Return only the stretch of the material below that begins with the line containing "Reproduce this chart with matplotlib." and ends with the line containing "norate_fit_y = [35.0, 66.0]", exactly; both of those lines belong to it.

+===+

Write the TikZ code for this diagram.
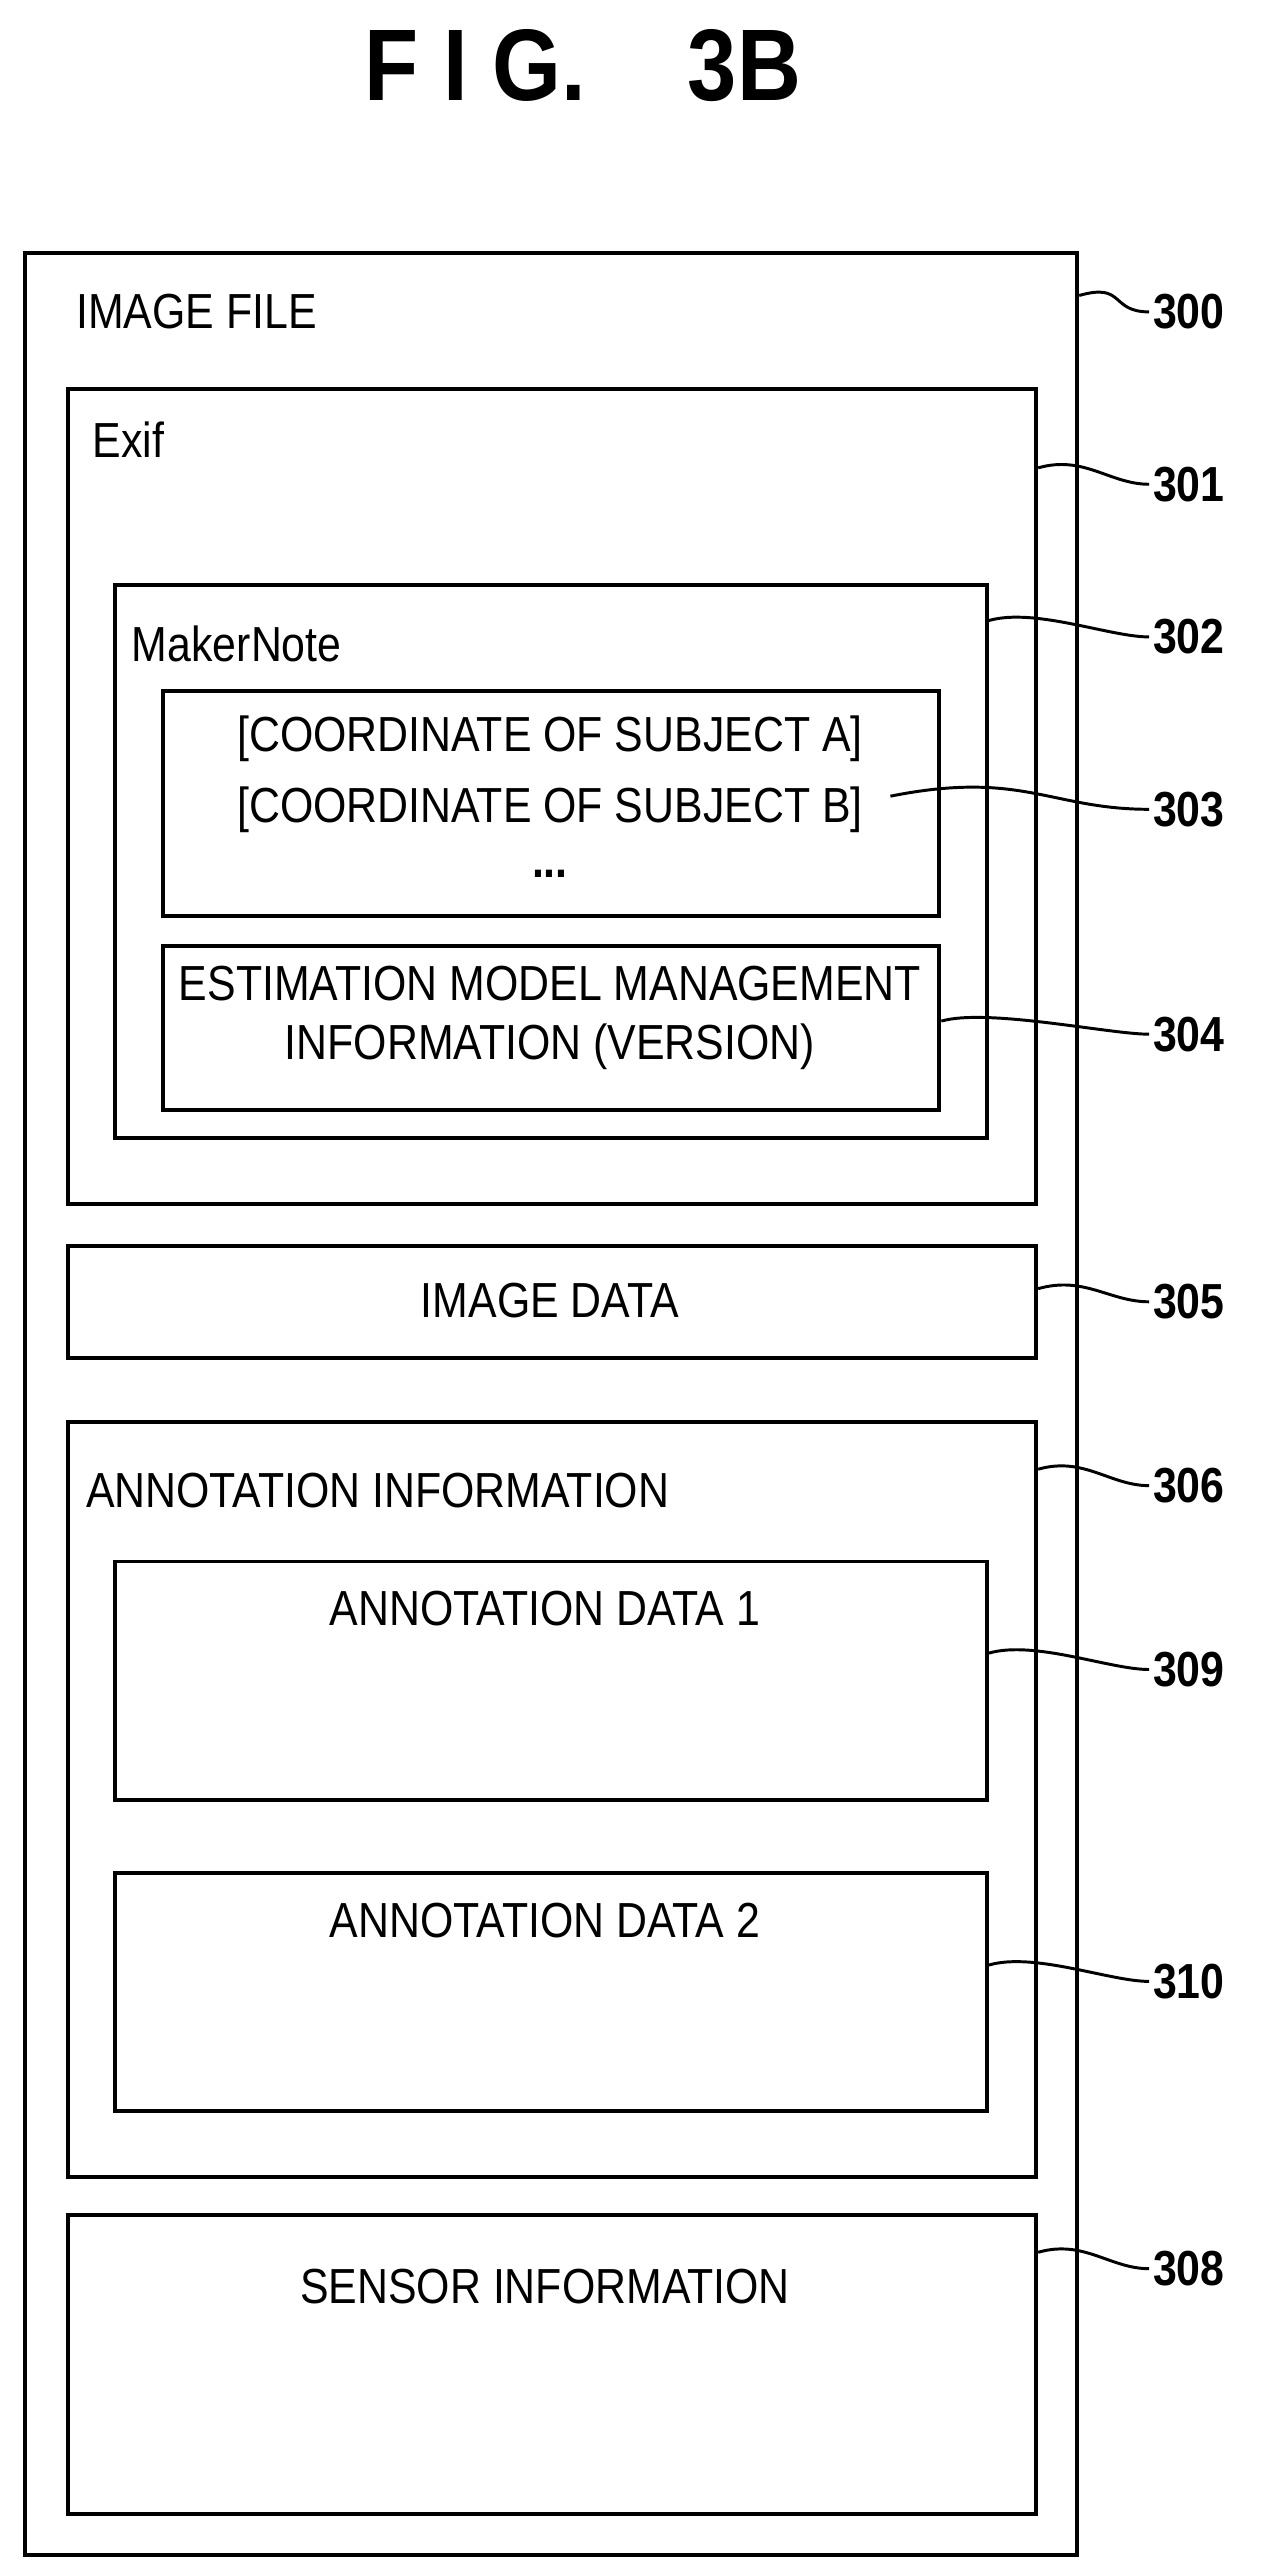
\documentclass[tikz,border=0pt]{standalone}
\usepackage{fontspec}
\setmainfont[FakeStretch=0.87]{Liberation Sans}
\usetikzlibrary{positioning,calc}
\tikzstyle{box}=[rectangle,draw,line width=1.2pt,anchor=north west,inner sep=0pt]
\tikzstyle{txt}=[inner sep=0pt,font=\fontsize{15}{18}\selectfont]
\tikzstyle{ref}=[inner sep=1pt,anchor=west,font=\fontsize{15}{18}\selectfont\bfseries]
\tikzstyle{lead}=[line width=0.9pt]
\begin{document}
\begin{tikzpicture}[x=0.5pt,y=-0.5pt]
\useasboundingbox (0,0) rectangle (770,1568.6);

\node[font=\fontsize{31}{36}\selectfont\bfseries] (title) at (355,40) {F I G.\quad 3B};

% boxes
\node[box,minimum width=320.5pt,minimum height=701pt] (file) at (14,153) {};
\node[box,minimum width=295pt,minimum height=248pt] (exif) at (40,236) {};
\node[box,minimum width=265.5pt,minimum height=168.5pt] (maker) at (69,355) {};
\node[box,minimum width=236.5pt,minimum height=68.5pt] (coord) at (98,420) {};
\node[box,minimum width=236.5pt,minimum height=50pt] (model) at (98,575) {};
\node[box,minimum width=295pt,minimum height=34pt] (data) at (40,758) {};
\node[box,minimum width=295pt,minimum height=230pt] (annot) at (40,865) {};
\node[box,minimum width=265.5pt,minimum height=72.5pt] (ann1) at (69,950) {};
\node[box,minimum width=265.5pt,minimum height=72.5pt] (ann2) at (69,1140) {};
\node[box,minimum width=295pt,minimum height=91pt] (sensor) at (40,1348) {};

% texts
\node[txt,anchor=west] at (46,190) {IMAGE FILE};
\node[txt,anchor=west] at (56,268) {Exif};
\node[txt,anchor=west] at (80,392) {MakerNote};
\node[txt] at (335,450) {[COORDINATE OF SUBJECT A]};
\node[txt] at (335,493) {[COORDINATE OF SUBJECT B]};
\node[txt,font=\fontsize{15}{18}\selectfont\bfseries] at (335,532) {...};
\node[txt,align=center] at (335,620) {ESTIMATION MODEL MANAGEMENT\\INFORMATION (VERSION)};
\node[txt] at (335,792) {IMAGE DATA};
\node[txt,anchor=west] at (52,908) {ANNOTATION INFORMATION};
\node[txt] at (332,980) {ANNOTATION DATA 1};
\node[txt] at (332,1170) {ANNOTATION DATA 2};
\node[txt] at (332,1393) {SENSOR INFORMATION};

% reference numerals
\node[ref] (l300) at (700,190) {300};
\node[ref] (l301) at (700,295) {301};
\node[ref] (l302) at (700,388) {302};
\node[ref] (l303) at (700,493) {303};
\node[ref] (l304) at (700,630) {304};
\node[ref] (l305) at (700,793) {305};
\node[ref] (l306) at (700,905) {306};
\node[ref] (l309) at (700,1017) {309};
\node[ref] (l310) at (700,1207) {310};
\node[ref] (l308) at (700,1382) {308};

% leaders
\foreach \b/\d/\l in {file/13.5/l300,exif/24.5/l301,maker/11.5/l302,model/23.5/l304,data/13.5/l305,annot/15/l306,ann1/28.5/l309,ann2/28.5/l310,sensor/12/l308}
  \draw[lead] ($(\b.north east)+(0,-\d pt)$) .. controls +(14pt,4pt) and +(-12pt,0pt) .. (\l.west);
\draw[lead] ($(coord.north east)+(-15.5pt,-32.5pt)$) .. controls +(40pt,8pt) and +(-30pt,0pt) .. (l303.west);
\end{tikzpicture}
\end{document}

+===+

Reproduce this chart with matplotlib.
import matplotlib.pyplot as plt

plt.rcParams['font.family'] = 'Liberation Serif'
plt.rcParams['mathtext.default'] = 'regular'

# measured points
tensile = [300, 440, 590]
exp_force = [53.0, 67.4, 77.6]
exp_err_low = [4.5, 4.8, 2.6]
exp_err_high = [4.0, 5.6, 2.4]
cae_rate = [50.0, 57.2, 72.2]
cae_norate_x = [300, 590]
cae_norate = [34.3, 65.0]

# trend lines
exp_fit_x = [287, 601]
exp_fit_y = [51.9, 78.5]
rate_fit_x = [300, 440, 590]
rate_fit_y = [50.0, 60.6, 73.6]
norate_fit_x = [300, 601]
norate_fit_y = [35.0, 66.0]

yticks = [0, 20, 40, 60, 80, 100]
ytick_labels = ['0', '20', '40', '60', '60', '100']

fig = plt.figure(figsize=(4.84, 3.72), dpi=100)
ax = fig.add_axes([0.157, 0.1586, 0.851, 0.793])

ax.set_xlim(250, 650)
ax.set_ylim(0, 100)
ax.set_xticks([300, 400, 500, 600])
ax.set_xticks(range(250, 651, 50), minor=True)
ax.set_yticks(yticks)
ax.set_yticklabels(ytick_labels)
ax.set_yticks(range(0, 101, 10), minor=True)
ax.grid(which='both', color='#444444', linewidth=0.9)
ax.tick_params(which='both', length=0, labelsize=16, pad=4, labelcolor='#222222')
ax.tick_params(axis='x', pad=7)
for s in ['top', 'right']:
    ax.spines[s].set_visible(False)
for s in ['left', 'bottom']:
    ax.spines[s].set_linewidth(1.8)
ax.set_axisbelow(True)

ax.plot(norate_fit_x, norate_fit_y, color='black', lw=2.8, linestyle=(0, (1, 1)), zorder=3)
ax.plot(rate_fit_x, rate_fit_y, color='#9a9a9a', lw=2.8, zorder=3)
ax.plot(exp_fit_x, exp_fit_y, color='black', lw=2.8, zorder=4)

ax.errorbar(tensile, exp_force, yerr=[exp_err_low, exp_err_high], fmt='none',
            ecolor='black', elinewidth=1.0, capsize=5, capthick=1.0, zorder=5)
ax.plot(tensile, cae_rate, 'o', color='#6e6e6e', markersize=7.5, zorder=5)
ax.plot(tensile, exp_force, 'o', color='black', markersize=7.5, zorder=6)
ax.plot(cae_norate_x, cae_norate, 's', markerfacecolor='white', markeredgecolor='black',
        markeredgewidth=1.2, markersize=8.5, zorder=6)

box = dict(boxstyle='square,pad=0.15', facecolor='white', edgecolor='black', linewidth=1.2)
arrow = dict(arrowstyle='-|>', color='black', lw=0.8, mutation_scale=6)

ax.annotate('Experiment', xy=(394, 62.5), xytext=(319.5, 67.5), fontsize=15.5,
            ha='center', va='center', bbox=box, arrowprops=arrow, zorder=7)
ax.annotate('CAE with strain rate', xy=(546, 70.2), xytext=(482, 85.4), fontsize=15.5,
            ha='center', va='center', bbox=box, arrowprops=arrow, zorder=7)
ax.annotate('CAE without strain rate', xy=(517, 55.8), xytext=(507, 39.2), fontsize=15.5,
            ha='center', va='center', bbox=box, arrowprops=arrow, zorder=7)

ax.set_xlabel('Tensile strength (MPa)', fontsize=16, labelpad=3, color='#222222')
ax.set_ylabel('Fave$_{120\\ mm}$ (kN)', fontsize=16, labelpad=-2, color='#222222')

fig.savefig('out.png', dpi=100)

+===+

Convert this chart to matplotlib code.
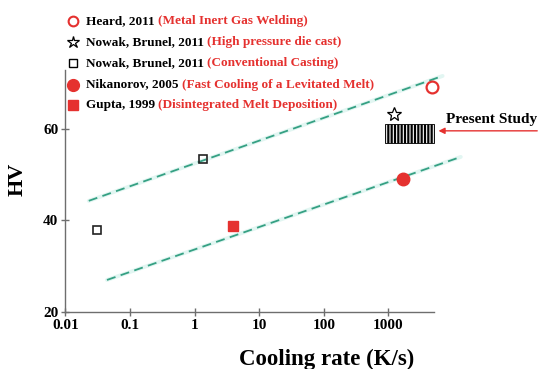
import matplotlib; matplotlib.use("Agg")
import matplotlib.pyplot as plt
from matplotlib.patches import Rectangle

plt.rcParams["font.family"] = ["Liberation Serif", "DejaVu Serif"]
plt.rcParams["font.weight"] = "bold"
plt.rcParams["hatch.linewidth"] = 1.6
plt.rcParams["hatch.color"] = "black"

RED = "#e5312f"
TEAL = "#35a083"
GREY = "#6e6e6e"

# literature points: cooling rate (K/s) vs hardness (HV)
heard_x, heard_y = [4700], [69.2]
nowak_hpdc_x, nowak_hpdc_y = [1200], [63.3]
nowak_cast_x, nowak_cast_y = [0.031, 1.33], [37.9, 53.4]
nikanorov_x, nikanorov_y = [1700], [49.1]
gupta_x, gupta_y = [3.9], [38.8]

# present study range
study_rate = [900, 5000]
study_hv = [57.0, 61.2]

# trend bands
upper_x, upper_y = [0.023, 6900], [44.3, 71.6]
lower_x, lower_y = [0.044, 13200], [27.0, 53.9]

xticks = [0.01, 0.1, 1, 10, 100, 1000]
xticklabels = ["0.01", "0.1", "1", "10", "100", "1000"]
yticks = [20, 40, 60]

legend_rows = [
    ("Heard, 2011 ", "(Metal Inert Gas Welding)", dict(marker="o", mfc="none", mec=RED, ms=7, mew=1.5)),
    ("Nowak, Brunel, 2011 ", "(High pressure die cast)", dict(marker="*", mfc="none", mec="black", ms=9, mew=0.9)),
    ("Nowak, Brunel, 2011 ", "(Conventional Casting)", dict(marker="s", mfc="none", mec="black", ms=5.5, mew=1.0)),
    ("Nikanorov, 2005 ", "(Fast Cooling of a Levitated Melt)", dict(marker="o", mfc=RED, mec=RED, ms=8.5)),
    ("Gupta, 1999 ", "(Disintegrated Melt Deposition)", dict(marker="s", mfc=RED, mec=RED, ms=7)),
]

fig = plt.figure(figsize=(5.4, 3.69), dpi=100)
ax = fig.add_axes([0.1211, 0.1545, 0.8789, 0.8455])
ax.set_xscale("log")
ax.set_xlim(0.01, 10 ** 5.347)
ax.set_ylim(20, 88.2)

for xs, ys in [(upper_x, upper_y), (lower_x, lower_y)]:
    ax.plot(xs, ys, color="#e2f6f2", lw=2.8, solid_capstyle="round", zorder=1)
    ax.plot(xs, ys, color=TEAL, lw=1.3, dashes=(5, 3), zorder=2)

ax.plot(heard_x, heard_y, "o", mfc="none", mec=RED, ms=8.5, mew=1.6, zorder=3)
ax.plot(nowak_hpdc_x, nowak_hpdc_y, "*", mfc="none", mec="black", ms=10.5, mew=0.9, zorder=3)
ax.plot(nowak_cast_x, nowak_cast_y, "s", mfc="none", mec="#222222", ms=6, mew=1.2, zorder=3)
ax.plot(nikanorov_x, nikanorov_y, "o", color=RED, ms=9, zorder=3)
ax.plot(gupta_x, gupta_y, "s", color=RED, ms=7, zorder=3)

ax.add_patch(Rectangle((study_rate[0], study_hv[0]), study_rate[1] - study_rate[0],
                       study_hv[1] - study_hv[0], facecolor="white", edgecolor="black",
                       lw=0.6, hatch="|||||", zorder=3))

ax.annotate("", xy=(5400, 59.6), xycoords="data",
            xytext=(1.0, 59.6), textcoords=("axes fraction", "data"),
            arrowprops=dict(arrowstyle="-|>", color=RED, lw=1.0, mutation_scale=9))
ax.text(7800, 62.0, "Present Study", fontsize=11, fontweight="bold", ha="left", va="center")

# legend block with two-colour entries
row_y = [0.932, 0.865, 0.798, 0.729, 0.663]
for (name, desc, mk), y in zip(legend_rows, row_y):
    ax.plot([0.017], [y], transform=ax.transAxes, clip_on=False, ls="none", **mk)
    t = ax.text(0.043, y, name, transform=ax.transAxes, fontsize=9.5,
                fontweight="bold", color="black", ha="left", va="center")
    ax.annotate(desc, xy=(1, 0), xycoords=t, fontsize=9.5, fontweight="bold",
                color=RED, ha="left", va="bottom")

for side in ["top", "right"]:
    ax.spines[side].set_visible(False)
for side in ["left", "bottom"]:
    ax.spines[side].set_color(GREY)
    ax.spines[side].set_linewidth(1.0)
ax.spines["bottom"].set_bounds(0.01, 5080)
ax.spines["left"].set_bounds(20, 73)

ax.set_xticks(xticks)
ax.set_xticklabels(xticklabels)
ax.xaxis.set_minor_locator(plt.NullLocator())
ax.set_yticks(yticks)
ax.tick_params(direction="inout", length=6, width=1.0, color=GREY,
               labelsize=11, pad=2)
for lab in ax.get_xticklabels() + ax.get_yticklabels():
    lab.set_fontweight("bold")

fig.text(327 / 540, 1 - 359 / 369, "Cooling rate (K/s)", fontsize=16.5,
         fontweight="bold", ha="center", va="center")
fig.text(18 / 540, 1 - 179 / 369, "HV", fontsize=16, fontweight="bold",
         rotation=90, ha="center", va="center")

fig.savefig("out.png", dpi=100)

+===+

**SOLUTION**:
Reproduce this chart with matplotlib.
import matplotlib.pyplot as plt

plt.rcParams['font.family'] = 'Liberation Serif'
plt.rcParams['mathtext.default'] = 'regular'

# measured points
tensile = [300, 440, 590]
exp_force = [53.0, 67.4, 77.6]
exp_err_low = [4.5, 4.8, 2.6]
exp_err_high = [4.0, 5.6, 2.4]
cae_rate = [50.0, 57.2, 72.2]
cae_norate_x = [300, 590]
cae_norate = [34.3, 65.0]

# trend lines
exp_fit_x = [287, 601]
exp_fit_y = [51.9, 78.5]
rate_fit_x = [300, 440, 590]
rate_fit_y = [50.0, 60.6, 73.6]
norate_fit_x = [300, 601]
norate_fit_y = [35.0, 66.0]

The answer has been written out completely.